Ray chuckled before announcing that he wasn’t in the hamburger business but the real estate business. Although his profession was selling hamburger franchises, his business was owning the real estate underneath those franchises. McDonald’s today owns more real estate than the Catholic Church, including the best street corners and thoroughfares in America.
The point that “Rich Dad, Poor Dad” made from this story was not to confuse your profession with your business. Your profession is something you do; your business is where you make your money. Most people don’t know the difference.
I thought my business was being a short story writer. I wrote short stories, sold them to the anthologies, and republished them as short story ebooks.

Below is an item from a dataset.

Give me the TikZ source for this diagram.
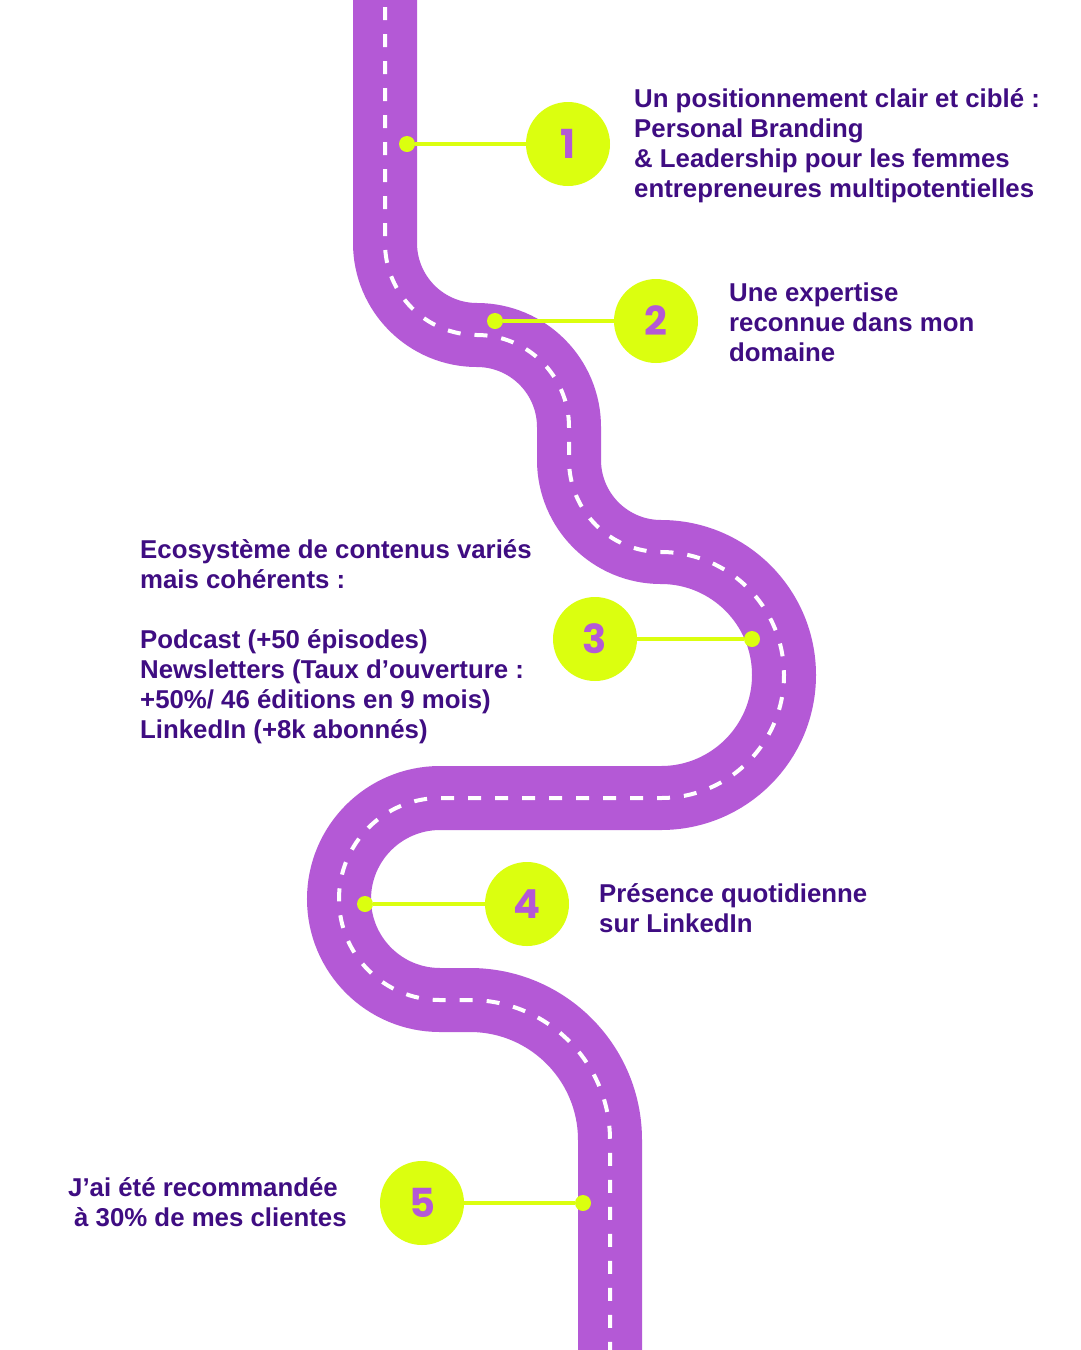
\documentclass[tikz,border=0pt]{standalone}
\usepackage{fontspec}
\setmainfont{Liberation Sans}
\newfontfamily\numfont{Poppins}
\definecolor{roadpurple}{HTML}{B459D6}
\definecolor{lime}{HTML}{DBFF0F}
\definecolor{textpurple}{HTML}{3F0D82}
\newcommand\roadpath{(385,-20) -- (385,243)
  arc[start angle=180, end angle=90, radius=92]
  arc[start angle=-90, end angle=0, radius=92]
  -- (569,460)
  arc[start angle=180, end angle=90, radius=92]
  arc[start angle=-90, end angle=90, radius=123]
  -- (440,798)
  arc[start angle=270, end angle=90, radius=101]
  -- (470,1000)
  arc[start angle=-90, end angle=0, radius=140]
  -- (610,1380)}
\begin{document}
\begin{tikzpicture}[x=1pt,y=-1pt,
  roadband/.style={draw=roadpurple, line width=64pt},
  roaddash/.style={draw=white, line width=4pt, dash pattern=on 13pt off 14pt},
  dotmark/.style={circle, fill=lime, minimum size=16pt, inner sep=0pt},
  numcircle/.style={circle, fill=lime, minimum size=84pt, inner sep=0pt,
    text=roadpurple, font=\numfont\bfseries\fontsize{40}{40}\selectfont},
  conn/.style={draw=lime, line width=4pt},
  label/.style={anchor=base west, align=left, inner sep=0pt, text=textpurple,
    font=\bfseries\fontsize{25.8}{30}\selectfont}]
\useasboundingbox (0,0) rectangle (1080,1350);
\fill[white] (0,0) rectangle (1080,1350);
\begin{scope}
\clip (0,0) rectangle (1080,1350);
\draw[roadband] \roadpath;
\draw[roaddash] \roadpath;
\end{scope}
% milestones
\node[dotmark] (d1) at (407,144) {};
\node[numcircle] (n1) at (568,144) {1};
\draw[conn] (d1) -- (n1);
\node[dotmark] (d2) at (495,321) {};
\node[numcircle] (n2) at (656,321) {2};
\draw[conn] (d2) -- (n2);
\node[dotmark] (d3) at (752,639) {};
\node[numcircle] (n3) at (595,639) {3};
\draw[conn] (d3) -- (n3);
\node[dotmark] (d4) at (365,904) {};
\node[numcircle] (n4) at (527,904) {4};
\draw[conn] (d4) -- (n4);
\node[dotmark] (d5) at (583,1203) {};
\node[numcircle] (n5) at (422,1203) {5};
\draw[conn] (d5) -- (n5);
% texts (anchored at the baseline of the last line)
\node[label] (t1) at (634,197) {Un positionnement clair et ciblé :\\Personal Branding\\\& Leadership pour les femmes\\entrepreneures multipotentielles};
\node[label] (t2) at (729,361) {Une expertise\\reconnue dans mon\\domaine};
\node[label] (t3) at (140,738) {Ecosystème de contenus variés\\mais cohérents :\\[30pt]Podcast (+50 épisodes)\\Newsletters (Taux d’ouverture :\\+50\%/ 46 éditions en 9 mois)\\LinkedIn (+8k abonnés)};
\node[label] (t4) at (599,932) {Présence quotidienne\\sur LinkedIn};
\node[label] (t5) at (68,1226) {J’ai été recommandée\\\hspace*{6pt}à 30\% de mes clientes};
\end{tikzpicture}
\end{document}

As ebook sales continued to outpace short story sales, I found myself spending more time on developing ebooks than writing short stories. This frustrated me. I started missing the “old days”—about six years ago—when I wrote short stories, dropped them in the mailbox and collected 300+ rejection slips before I sold my first short story. Since my ebook sales were dependent on my short stories and essays, I would never find the time to write a novel to earn bigger ebook sales. I saw a vicious circle forming in my life with no easy solution.
Are you in the writing profession or the writing business?
I started thinking hard about that question since the beginning of the year. The answer I came up with is that I’m in the writing profession—when I’m not consoling hurt computers and broken users as an anonymous technician in Silicon Valley—but I’m also in the content producing business. Writing is central to everything I do, but not the only thing that I do.
Since I’m in between non-writing jobs at the moment, I’m in the process of revamping my family of websites. I spent the past three weeks updating my free open source software to get back into web programming, quadrupling web traffic and click-through for advertising. Updating the personal blog will be every week and this writing blog twice a month. (The key for writing multiple blog posts is to stay under 500 words for each one.) I’m still publishing two short ebooks every month. Writing new short stories are on hold until I can revise or spit polish a dozen short stories for submission.
If everything falls into place over the next year or two, I should make enough money from my business to ditch the non-writing job and start writing novels as my profession.